According to Microsoft KB922976, Windows disables unused storage drivers after the first startup, to speed up boot. So when you switch over of AHCI, Windows can’t read the OS drive anymore, because it hasn’t loaded the right driver. The same article gives you a fix, though. It’s a simple registry tweak that re-enables the AHCI driver. Reboot again after doing that… boom, all fixed.
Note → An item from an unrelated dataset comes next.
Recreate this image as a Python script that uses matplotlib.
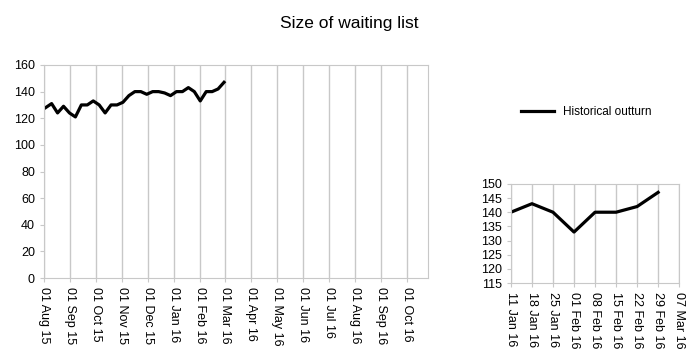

As to fixing the BOOTMGR problem, I’m not sure that you’d need to after setting the drives to AHCI, but just in case, you can use BCEdit, like Scott Hanselman and I did. (after a little more research, natch)
The Upshot:
Everything is now back in its place and much faster, too! I also got to blow out my case and rewire everything, so it was a good excuse to do some cleaning. I also got to learn more about Windows 7’s internals, and you can be SURE I’m going to have to do something like this again. It all came out of a boneheaded mistake that anyone could make, and it was quite hard to figure out exactly what had gone wrong, because there was no failure per se: It took a completely unrelated problem for me to even notice something was wrong!
I wonder how many people are running their expensive, multi-terabyte SATA drives in IDE emulation mode, and don’t even know it?